出云从短短的一句话中分析出来的内容只让他觉得脆弱的神经近乎断裂。
“对啊,差不多半个月前吧。那时候,我在并盛。恭弥那一周每天晚上都要出门参加比赛。听他说,有一天比赛结束,尊‘唰’的一下就出现了。恭弥问他,他也不知道自己到底怎么死而复生的。所以,恭弥就把他带去医院做了半个月的详细检查和观测。说是,如果确定身体状况没有问题,立刻就让他回来。我都等了好久了呢!”
安娜絮絮叨叨地说个没完,而尊则好心情的去帮她倒了一杯水,期待地看着自己,好像在等自己说些什么话似的。
“恭弥为什么没和我说……安娜你也没提过!”
出云压抑着被隐瞒的怒气,尽量放慢了语气,硬生生地把疑问句说成了感叹句。
“我问过恭弥啊,他说给你一个惊喜你会更开心的。
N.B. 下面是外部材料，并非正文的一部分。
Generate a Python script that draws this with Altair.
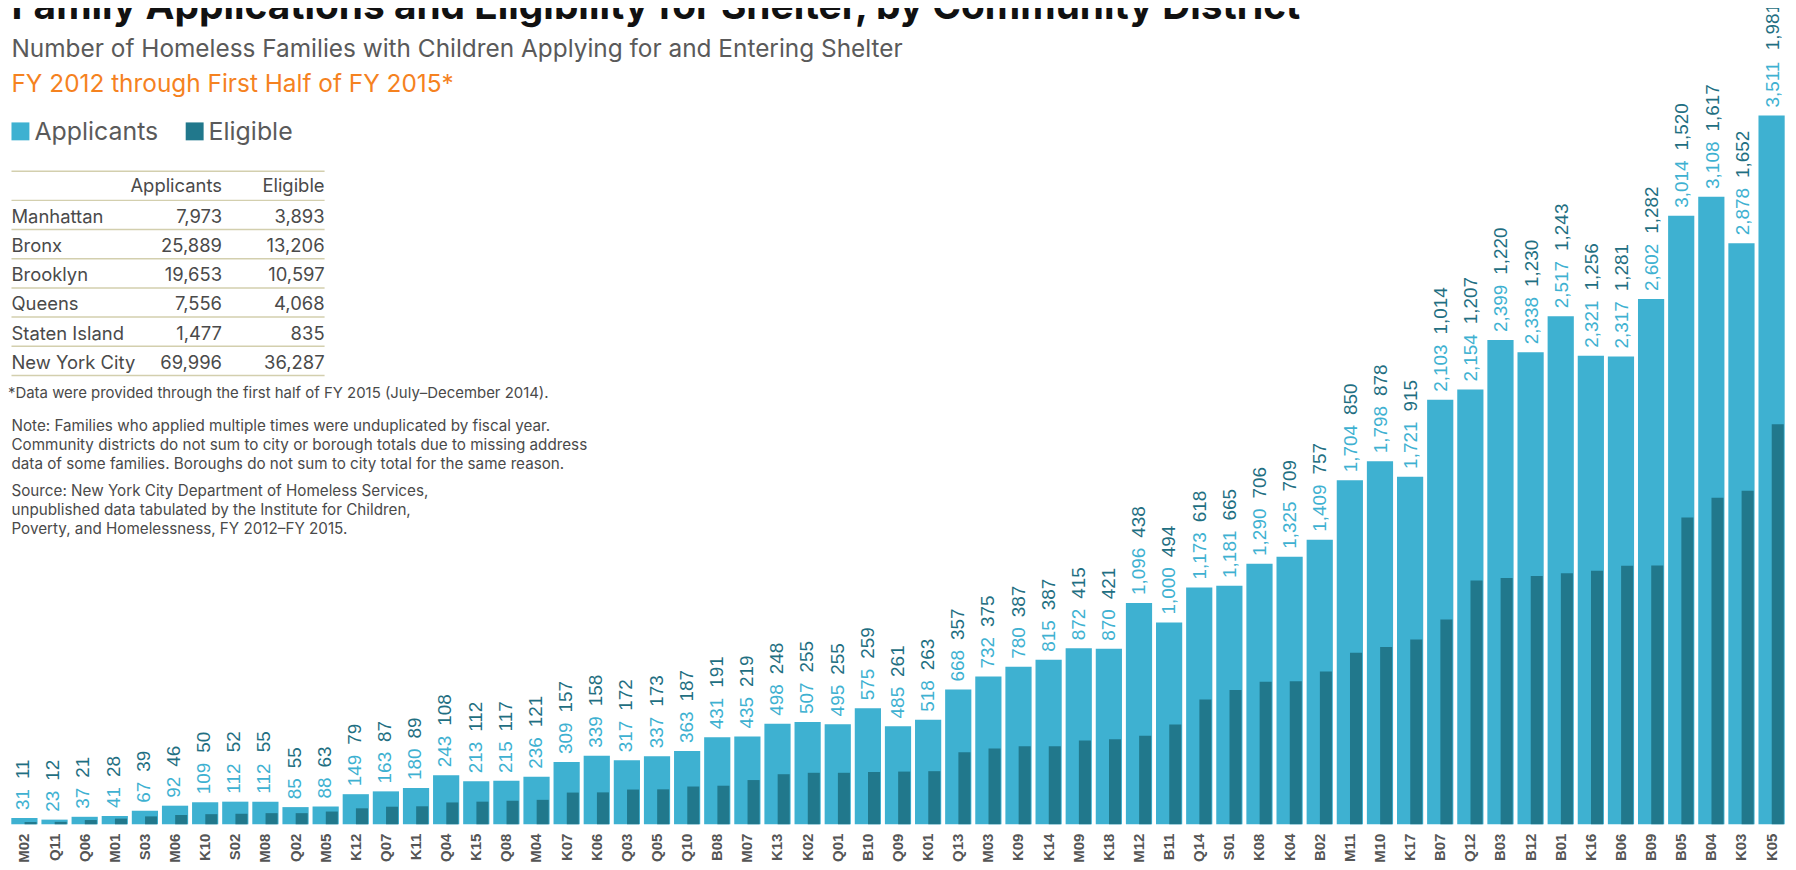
import altair as alt
import pandas as pd

# ---------------- data ----------------
districts = ["M02", "Q11", "Q06", "M01", "S03", "M06", "K10", "S02", "M08", "Q02",
             "M05", "K12", "Q07", "K11", "Q04", "K15", "Q08", "M04", "K07", "K06",
             "Q03", "Q05", "Q10", "B08", "M07", "K13", "K02", "Q01", "B10", "Q09",
             "K01", "Q13", "M03", "K09", "K14", "M09", "K18", "M12", "B11", "Q14",
             "S01", "K08", "K04", "B02", "M11", "M10", "K17", "B07", "Q12", "B03",
             "B12", "B01", "K16", "B06", "B09", "B05", "B04", "K03", "K05"]
applicants = [31, 23, 37, 41, 67, 92, 109, 112, 112, 85,
              88, 149, 163, 180, 243, 213, 215, 236, 309, 339,
              317, 337, 363, 431, 435, 498, 507, 495, 575, 485,
              518, 668, 732, 780, 815, 872, 870, 1096, 1000, 1173,
              1181, 1290, 1325, 1409, 1704, 1798, 1721, 2103, 2154, 2399,
              2338, 2517, 2321, 2317, 2602, 3014, 3108, 2878, 3511]
eligible = [11, 12, 21, 28, 39, 46, 50, 52, 55, 55,
            63, 79, 87, 89, 108, 112, 117, 121, 157, 158,
            172, 173, 187, 191, 219, 248, 255, 255, 259, 261,
            263, 357, 375, 387, 387, 415, 421, 438, 494, 618,
            665, 706, 709, 757, 850, 878, 915, 1014, 1207, 1220,
            1230, 1243, 1256, 1281, 1282, 1520, 1617, 1652, 1981]

boroughs = ["Manhattan", "Bronx", "Brooklyn", "Queens", "Staten Island", "New York City"]
boro_applicants = [7973, 25889, 19653, 7556, 1477, 69996]
boro_eligible = [3893, 13206, 10597, 4068, 835, 36287]

title_text = "Family Applications and Eligibility for Shelter, by Community District"
subtitle_text = "Number of Homeless Families with Children Applying for and Entering Shelter"
period_text = "FY 2012 through First Half of FY 2015*"
legend_labels = ["Applicants", "Eligible"]
footnote_text = "*Data were provided through the first half of FY 2015 (July\u2013December 2014)."
note_lines = ["Note: Families who applied multiple times were unduplicated by fiscal year.",
              "Community districts do not sum to city or borough totals due to missing address",
              "data of some families. Boroughs do not sum to city total for the same reason."]
source_lines = ["Source: New York City Department of Homeless Services,",
                "unpublished data tabulated by the Institute for Children,",
                "Poverty, and Homelessness, FY 2012\u2013FY 2015."]

# ---------------- style / layout ----------------
LIGHT = "#3EB1D1"
DARK = "#21788C"
DARK_TXT = "#1F6F82"
ORANGE = "#F5821F"
RULE = "#D3CFAE"
TXT = "#4A4A4A"
SUB = "#5A5A5A"
LEFT_FONT = "Inter"
NUM_FONT = "Liberation Sans"

W, H = 1788, 818
YMAX = 4034
PX_PER_UNIT = H / YMAX
LABEL_FS = 19
LABEL_DX = 8
LABEL_GAP = 10
TAB_FS = 18.5
NOTE_FS = 15.3


def text_width(s, fs):
    return fs * sum(0.278 if ch == "," else 0.556 for ch in s)


df = pd.DataFrame({"District": districts, "Applicants": applicants, "Eligible": eligible})
df["app_label"] = [f"{v:,}" for v in applicants]
df["elig_label"] = [f"{v:,}" for v in eligible]
df["elig_pos"] = [a + (text_width(s, LABEL_FS) + LABEL_GAP) / PX_PER_UNIT
                  for a, s in zip(applicants, df["app_label"])]

xscale = alt.Scale(paddingInner=0.13, paddingOuter=0.11)
yscale = alt.Scale(domain=[0, YMAX], nice=False, zero=True)


def xenc(axis=None):
    return alt.X("District:N", sort=districts, scale=xscale, axis=axis)


x_axis = alt.Axis(title=None, labelAngle=270, labelFont=NUM_FONT, labelFontWeight="bold",
                  labelFontSize=15, labelColor="#555555", ticks=False, domain=False,
                  labelPadding=9, grid=False)

base = alt.Chart(df)
bars_app = base.mark_bar(color=LIGHT).encode(
    x=xenc(x_axis), y=alt.Y("Applicants:Q", scale=yscale, axis=None))
bars_elig = base.mark_bar(color=DARK, width=alt.RelativeBandSize(0.46), xOffset=6.2).encode(
    x=xenc(), y=alt.Y("Eligible:Q", scale=yscale, axis=None))
lab_app = base.mark_text(angle=270, align="left", baseline="middle", dx=LABEL_DX,
                         font=NUM_FONT, fontSize=LABEL_FS, color=LIGHT).encode(
    x=xenc(), y=alt.Y("Applicants:Q", scale=yscale, axis=None), text="app_label:N")
lab_elig = base.mark_text(angle=270, align="left", baseline="middle", dx=LABEL_DX,
                          font=NUM_FONT, fontSize=LABEL_FS, color=DARK_TXT).encode(
    x=xenc(), y=alt.Y("elig_pos:Q", scale=yscale, axis=None), text="elig_label:N")


def label(text, x, y, size, color, weight="normal", align="left", font=LEFT_FONT):
    return alt.Chart(pd.DataFrame({"t": [text]})).mark_text(
        align=align, baseline="alphabetic", font=font, fontSize=size,
        fontWeight=weight, color=color).encode(text="t:N", x=alt.value(x), y=alt.value(y))


title = label(title_text, 3.5, 9, 39, "#111111", weight="bold")
subtitle = label(subtitle_text, 3.5, 47, 24.5, SUB)
period = label(period_text, 3.5, 82, 24.5, ORANGE)

# legend
legend_layers = []
for i, (nm, col) in enumerate(zip(legend_labels, [LIGHT, DARK])):
    x0 = 3.5 + i * 175
    legend_layers.append(
        alt.Chart(pd.DataFrame({"n": [nm]})).mark_rect(color=col).encode(
            x=alt.value(x0), x2=alt.value(x0 + 18), y=alt.value(113), y2=alt.value(131)))
    legend_layers.append(label(nm, x0 + 23, 131, 25, SUB))

# table
tab = pd.DataFrame({"name": boroughs,
                    "app": [f"{v:,}" for v in boro_applicants],
                    "elig": [f"{v:,}" for v in boro_eligible],
                    "row": list(range(len(boroughs)))})
tbase = alt.Chart(tab).transform_calculate(ypx="213 + datum.row * 29.3")
t_names = tbase.mark_text(align="left", font=LEFT_FONT, fontSize=TAB_FS, color=TXT, dy=-5).encode(
    text="name:N", x=alt.value(3.5), y=alt.Y("ypx:Q", scale=None, axis=None))
t_app = tbase.mark_text(align="right", font=LEFT_FONT, fontSize=TAB_FS, color=TXT, dy=-5).encode(
    text="app:N", x=alt.value(215), y=alt.Y("ypx:Q", scale=None, axis=None))
t_elig = tbase.mark_text(align="right", font=LEFT_FONT, fontSize=TAB_FS, color=TXT, dy=-5).encode(
    text="elig:N", x=alt.value(318), y=alt.Y("ypx:Q", scale=None, axis=None))
h_app = label("Applicants", 215, 183, TAB_FS, TXT, align="right")
h_elig = label("Eligible", 318, 183, TAB_FS, TXT, align="right")
rules = alt.Chart(pd.DataFrame({"i": list(range(len(boroughs) + 2))})).transform_calculate(
    ly="162 + datum.i * 29.3").mark_rule(color=RULE, strokeWidth=1.5).encode(
    x=alt.value(3.5), x2=alt.value(318), y=alt.Y("ly:Q", scale=None, axis=None))

foot = label(footnote_text, 0, 390, 15, TXT)
notes = alt.Chart(pd.DataFrame({"t": note_lines, "i": range(len(note_lines))})).transform_calculate(
    ypx="418 + datum.i * 19").mark_text(align="left", font=LEFT_FONT, fontSize=NOTE_FS, color=TXT).encode(
    text="t:N", x=alt.value(3.5), y=alt.Y("ypx:Q", scale=None, axis=None))
sources = alt.Chart(pd.DataFrame({"t": source_lines, "i": range(len(source_lines))})).transform_calculate(
    ypx="483 + datum.i * 19").mark_text(align="left", font=LEFT_FONT, fontSize=NOTE_FS, color=TXT).encode(
    text="t:N", x=alt.value(3.5), y=alt.Y("ypx:Q", scale=None, axis=None))

chart = alt.layer(
    bars_app, bars_elig, lab_app, lab_elig,
    title, subtitle, period, *legend_layers,
    rules, h_app, h_elig, t_names, t_app, t_elig,
    foot, notes, sources,
).resolve_scale(x="independent", y="independent").properties(
    width=W, height=H,
    autosize=alt.AutoSizeParams(type="none"),
    padding={"left": 0, "top": 0, "right": 0, "bottom": 44},
    background="white",
).configure_view(stroke=None)

chart.save("out.html", embed_options={"renderer": "svg", "actions": False})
而且,上周末他在比赛啊,所以没来,你不是知道么?”
草雉揉了揉自己跳着的太阳穴,咬牙切齿的说:
“且不提他那个什么奇怪的只有晚上开始,还连续一星期的比赛。就算人不来,不能发消息么?终端的意义到底是什么?”
安娜也是在把恭弥的解释倒了个干净后,才忽然意识到了什么似的。扭头继续抱着自己眼中“好看的红色”,低声嘟囔了几句:
“那就当是为了惊喜效果嘛。明明出云你超开心。”
草雉出云无奈的看着尊陪着安娜玩着,耷拉下来的头发简直在抗议自己在尊回来后所谓“不热情、不开心”的表现。最后,他也只能重新张开手,示意尊给他一个拥抱。
当尊抱住自己的瞬间,出云也被打到了墙上。
出云生气地想要和尊打一架,但看着尊满是笑意的脸,说着“报复回来了”这样孩子气的话,总觉得不再被达摩克斯之剑悬在头顶、压抑着情感的这样活泼开朗又单纯的尊也没什么不好。
“等等,尊,石盘不是被毁了么?你为什么刚刚还可以用火焰。”
正牵着安娜准备回房间补眠的尊停下了脚步,想了一会儿,说:
“不知道。”
出云也不管时间,掏出手机就给恭弥打电话。只觉得尊话多一点之后能不能智商也高一点。